The Co-Pilot can be had with a standard handguard or the modified Midwest Industries tactical style as on the test gun. The forearm can be used for mounting lights, lasers or whatever accessories the user needs.
The Co-Pilot utilized a Leupold FX-II 2.5x 28mm Scout style scope. The low power and heavy reticle of the Leupold aren’t made for long distance shooting; they are designed for up-close quick shooting. This scope weighs only 9 ½ ounces. The lightweight helps maintain a nice balance on the rifle and keeps the handling more like an iron sighted gun than a top-heavy scoped one.
Caliber: 457 WWG or 45-70
Barrel Length: 18 inch, ported
Weight: 7lbs. 13 oz.
Length Assembled: 36 ¾ in
Length Disassembled- 19 in
Trigger pull: 3 lbs.
Finish: Stainless Steel with Black Nitride (test gun)
Stock: Composite (tested) or laminated wood
Price from $3277
The heavy coarse reticle doesn’t mean that the Co-Pilot isn’t capable of shooting well. The Co-Pilot shot almost one hole groups at 50 yards with Hornady 250 grain 45-70 LEVERevolution ammunition. The flyer was probably due to the reticle and my focus. The Remington 405 grain bullets shot almost as well the Hornady 45-70 loads.
The test gun was chambered in the SAMMI approved 457 WWG cartridge, a longer variant of the original 45-70 chambering. The 457 WWG packs in some extra punch for those potential close encounters in heavy brush. In addition, the 457 WWG chambering still allows shooting the 45-70 Government cartridge and also single loading 2 1/2 inch 410 shot shells for close range small game or pests.
The 250 grain Hornady load, which is sufficient for hunting most game, was actually pleasant to shoot in the Co-Pilot. The barrel porting and Pachmayr Decelerator recoil pad working together even tamed the 350-grain Corbon WWG loads allowing me to shoot reasonable groups. I have certainly shot less comfortable guns and felt that for the energy of the rounds and weight of the rifle it performed very well.
The energy of the Corbon 457 WWG load is something worth a quick look in itself. At 4112 ft-lbs. of muzzle energy, it is in the class with the 300 Weatherby and 338 Winchester Magnum rounds.
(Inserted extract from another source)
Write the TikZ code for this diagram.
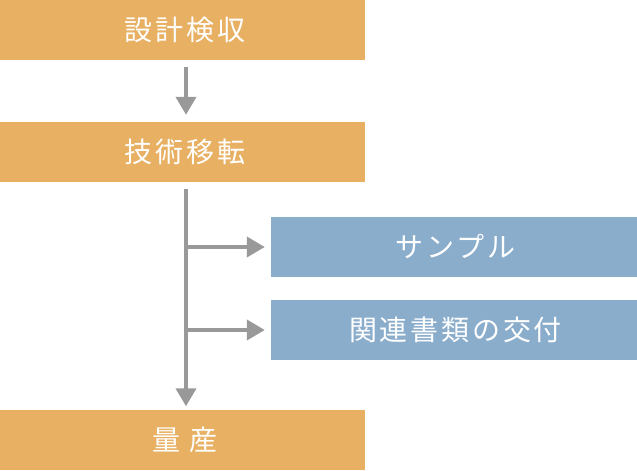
\documentclass[tikz,border=0pt]{standalone}
\usepackage{fontspec}
\usepackage{tikz}
\usetikzlibrary{arrows.meta, positioning}
\newfontfamily\jpfont[LetterSpace=10]{Noto Sans CJK JP}
\definecolor{myorange}{RGB}{232,176,98}
\definecolor{myblue}{RGB}{139,173,204}
\definecolor{mygray}{RGB}{153,153,153}
\tikzset{
  stepbox/.style={rectangle, fill=myorange, text=white,
    minimum width=365pt, minimum height=60pt, inner sep=0pt,
    font=\jpfont\fontsize{28}{28}\selectfont},
  itembox/.style={rectangle, fill=myblue, text=white,
    minimum width=366pt, minimum height=60pt, inner sep=0pt,
    font=\jpfont\fontsize{28}{28}\selectfont},
  flow/.style={-{Triangle[width=20pt,length=18pt]}, line width=4pt, color=mygray}
}

\begin{document}
\begin{tikzpicture}[x=1pt, y=-1pt]
  \useasboundingbox (0,0) rectangle (637,471);
  % main steps
  \node[stepbox] (design) at (182.5,30) {\hspace{5pt}設計検収};
  \node[stepbox] (transfer) at (182.5,152) {\hspace{5pt}技術移転};
  \node[stepbox] (massprod) at (182.5,439.5) {\hspace{5pt}量 産};
  % deliverables
  \node[itembox] (sample) at (454,247) {\hspace{3pt}サンプル};
  \node[itembox] (docs) at (454,330) {\hspace{3pt}関連書類の交付};
  \coordinate (spine) at (186,0);
  \draw[flow, shorten <=7pt, shorten >=7pt] (design.south -| spine) -- (transfer.north -| spine);
  \draw[flow, shorten <=7pt, shorten >=3pt] (transfer.south -| spine) -- (massprod.north -| spine);
  \foreach \item in {sample,docs} {
    \draw[flow, shorten >=6pt] (\item.west -| spine) -- (\item.west);
  }
\end{tikzpicture}
\end{document}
This is about 2 ½ times the energy of the original slow moving 405 grain 45/70 loads; impressive power in a light-fast rifle.
Due to weather and time constraints, the 457 WWG loads were shot for groups as darkness was falling and I know I did not do it justice. I feel I had some variance in getting a consistent hold with the point of the reticle on the target center as the light was fading and this probably accounts for the vertical stringing of the groups. My apologies to the Wild West Team.
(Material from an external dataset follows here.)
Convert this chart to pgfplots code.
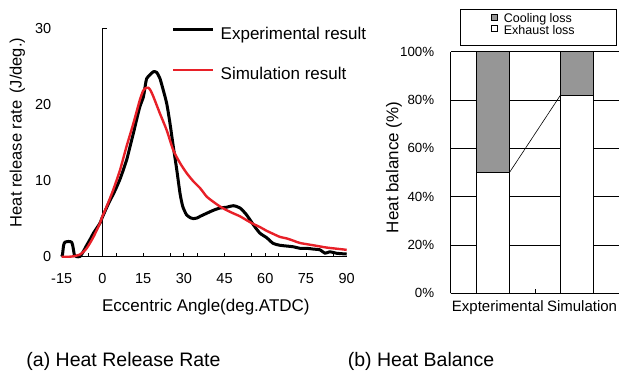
\documentclass[border=0pt]{standalone}
\usepackage{fontspec}
\setmainfont{Liberation Sans}
\usepackage{pgfplots}
\pgfplotsset{compat=1.18}
\definecolor{simred}{RGB}{232,32,40}
\definecolor{coolgray}{RGB}{150,150,150}
\begin{document}
\begin{tikzpicture}
\useasboundingbox (0,0) rectangle (619bp,379bp);

% ---------- (a) Heat release rate ----------
\begin{axis}[
  at={(61.7bp,122.3bp)}, anchor=south west,
  scale only axis, width=285bp, height=228.4bp,
  xmin=-15, xmax=90, ymin=0, ymax=30,
  clip=false,
  axis x line*=bottom, axis y line*=left,
  y axis line style={draw=none},
  x axis line style={line width=0.8bp},
  xtick={-15,0,15,30,45,60,75,90},
  ytick={0,10,20,30},
  major tick length=0pt,
  extra x ticks={-5,5,15,25,30,35,45,55,60,65,75,85},
  extra x tick labels={},
  extra x tick style={major tick length=4bp, tick align=inside, tick style={line width=0.7bp, black}},
  tick label style={font=\fontsize{14.5bp}{17bp}\selectfont, /pgf/number format/assume math mode=true},
  xticklabel style={yshift=-13.5bp},
  yticklabel style={xshift=-6.9bp},
  every axis x label/.style={at={(axis description cs:0.506,-0.242)}, anchor=base, font=\fontsize{17bp}{20bp}\selectfont},
  every axis y label/.style={at={(axis description cs:-0.1404,0.5438)}, anchor=base, rotate=90, font=\fontsize{16.5bp}{20bp}\selectfont},
  xlabel={Eccentric Angle(deg.ATDC)},
  ylabel={Heat release rate\hspace{7bp}(J/deg.)},
  legend cell align=left,
  legend image code/.code={\draw[#1,line cap=butt] (0bp,6bp) -- (40bp,6bp);},
  legend style={draw=none, fill=none, inner sep=0pt, outer sep=0pt,
    at={(axis description cs:0.386,1.0044)}, anchor=north west,
    font=\fontsize{17bp}{20bp}\selectfont,
    nodes={inner sep=0pt, text height=12bp, text depth=4bp},
    row sep=24.7bp, column sep=6bp},
]
\draw[line width=0.8bp] (axis cs:0,0) -- (axis cs:0,30) -- (axis cs:1.6,30);
\addplot[black, line width=3bp, smooth, tension=0.4, line join=round] coordinates {
(-15,0) (-14.7,0.3) (-14.3,1.5) (-13.8,1.9) (-12.5,2.0) (-11.3,1.9) (-10.8,1.2) (-10.3,0.2)
(-9.5,0) (-8.2,0.05) (-7,0.7) (-5.8,1.5) (-4.5,2.3) (-3.3,3.1) (-2,3.8) (-0.9,4.4) (0,5.2)
(1.5,6.4) (2.8,7.4) (4,8.2) (5.3,9.2) (6.5,10.2) (7.7,11.4) (9,12.8) (10.2,14.5) (11.4,16.2)
(12.6,18.0) (13.8,19.7) (15.1,21.0) (15.8,22.5) (16.3,23.4) (17.5,23.9) (18.8,24.3) (20,24.2)
(21.2,23.4) (22.4,21.9) (23.7,20.1) (24.9,17.5) (26.1,14.5) (27.4,11.4) (28.6,8.3) (29.6,6.6)
(31,5.5) (32.5,5.1) (33.5,5.0) (35,5.1) (36,5.3) (38.4,5.7) (40.9,6.1) (43.3,6.4) (45.8,6.5)
(48.2,6.7) (50.7,6.4) (53.1,5.5) (55.6,4.2) (58,3.1) (60.5,2.5) (62.9,1.75) (65.4,1.5)
(67.9,1.4) (70.4,1.3) (72.8,1.1) (75.3,1.1) (77.7,1.0) (80.2,0.9) (82,0.45) (83.8,0.65)
(86.3,0.45) (90,0.35)};
\addlegendentry{Experimental result}
\addplot[simred, line width=2.4bp, smooth, tension=0.4, line join=round] coordinates {
(-15,0) (-12,0) (-10.7,0.05) (-8.2,0.3) (-5.8,1.1) (-3.3,2.6) (-0.9,4.4) (0,5.3) (1.6,6.6)
(4,8.8) (6.5,11.4) (8.9,14.5) (11.4,17.5) (13.8,20.6) (15,21.8) (15.7,22.1) (16.9,22.2)
(17.8,21.8) (18.8,21.0) (21.2,18.8) (23.7,16.6) (26.1,14.0) (28.6,12.3) (31,11.0) (33.5,9.9)
(36,9.0) (38.4,7.9) (40.9,7.2) (43.3,6.6) (45.8,6.1) (48.2,5.7) (50.7,5.3) (53.1,4.8)
(55.6,4.3) (58,3.9) (60.5,3.4) (62.9,3.0) (65.4,2.6) (67.9,2.4) (70.4,2.1) (72.8,1.8)
(77.7,1.5) (82.6,1.2) (86.3,1.05) (90,0.9)};
\addlegendentry{Simulation result}
\end{axis}

% ---------- (b) Heat balance ----------
\begin{axis}[
  at={(450.7bp,85.7bp)}, anchor=south west,
  scale only axis, width=168.5bp, height=241.6bp,
  xmin=0, xmax=2, ymin=0, ymax=100,
  clip=false,
  ybar stacked, bar width=0.395,
  axis x line*=bottom, axis y line*=left,
  axis line style={line width=0.8bp},
  xtick={0.5,1.5}, xticklabels={Expterimental, Simulation},
  ytick={0,20,40,60,80,100}, yticklabels={0\%,20\%,40\%,60\%,80\%,100\%},
  ymajorgrids, grid style={black, line width=0.6bp},
  major tick length=0pt,
  extra x ticks={1}, extra x tick labels={},
  extra x tick style={major tick length=4bp, tick align=inside, grid=none, tick style={black, line width=0.6bp}},
  xticklabel style={font=\fontsize{15bp}{17bp}\selectfont, yshift=-3.5bp, xshift=5bp},
  yticklabel style={font=\fontsize{13.3bp}{16bp}\selectfont, xshift=-13bp},
  every axis y label/.style={at={(axis description cs:-0.311,0.5207)}, anchor=base, rotate=90, font=\fontsize{17bp}{20bp}\selectfont},
  ylabel={Heat balance (\%)},
  legend cell align=left,
  reverse legend,
  legend style={draw=none, fill=none, inner sep=0pt, outer sep=0pt,
    at={(axis description cs:0.239,1.1569)}, anchor=north west,
    font=\fontsize{12.5bp}{14bp}\selectfont,
    nodes={inner sep=0pt, text height=8.8bp, text depth=2.4bp},
    row sep=0bp, column sep=6.3bp},
  sqlegend/.style={legend image code/.code={\draw[##1, line width=0.6bp] (0bp,-0.3bp) rectangle (6bp,5.7bp);}},
]
\addplot[fill=white, draw=black, line width=0.6bp, sqlegend] coordinates {(0.5,50) (1.5,82)};
\addplot[fill=coolgray, draw=black, line width=0.6bp, sqlegend] coordinates {(0.5,50) (1.5,18)};
\legend{Exhaust loss, Cooling loss}
\draw[line width=0.6bp] (rel axis cs:0.0552,1.0248) rectangle (rel axis cs:0.985,1.1755);
\end{axis}
\begin{axis}[
  at={(450.7bp,85.7bp)}, anchor=south west,
  scale only axis, width=168.5bp, height=241.6bp,
  xmin=0, xmax=2, ymin=0, ymax=100, hide axis,
]
\addplot[black, line width=0.6bp] coordinates {(0.6975,50) (1.3025,82)};
\end{axis}

\node[anchor=base, font=\fontsize{19.5bp}{22bp}\selectfont] at (123.5bp,12.3bp) {(a) Heat Release Rate};
\node[anchor=base, font=\fontsize{19.5bp}{22bp}\selectfont] at (421bp,12.3bp) {(b) Heat Balance};
\end{tikzpicture}
\end{document}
Due to the wide range of bullet weights and velocity differences, the point of impact for every load tested was several inches different. So as always be sure to zero with the ammunition you will be using on a hunt and tailor the bullet type to the game you will be shooting.
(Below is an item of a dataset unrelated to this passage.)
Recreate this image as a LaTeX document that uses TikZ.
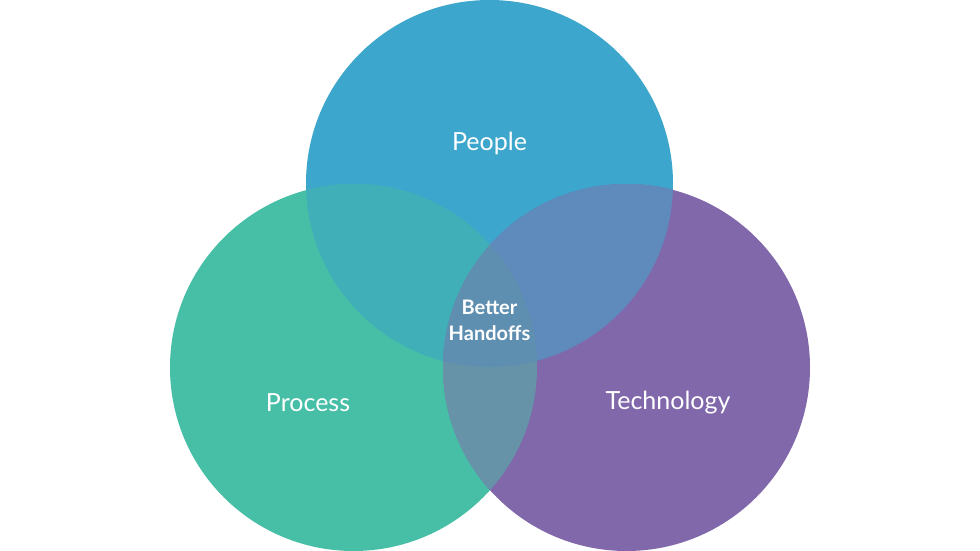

The Co-Pilot can be had almost any way you want it, from finely engraved with beautiful wood to finished with the most durable coatings to keep it working in the harshest environments. The gun I tested was a Black Nitride finished stainless steel rifle with a composite buttstock, though mostly they sell stainless with laminated wood stocks carrying the WWG’s logo. You can have it with a ported barrel such as the test gun or without ports and threaded for use with a suppressor. You can literally have it your way.
The Wild West Guns Co-Pilot is a short, light, fast handling, accurate, easily shootable, hammer of a rifle that has an awesomely smooth action, fine trigger and easily disassembles down to a compact travel size package. The workmanship is obvious in the tuning, precision, and assembly of the rifle.
We don’t all have a float plane so it may not be a gun we all need, but if you’re a lever gun fan, it’s surely one you will want. I hate to send it back. This design is all about function and performance.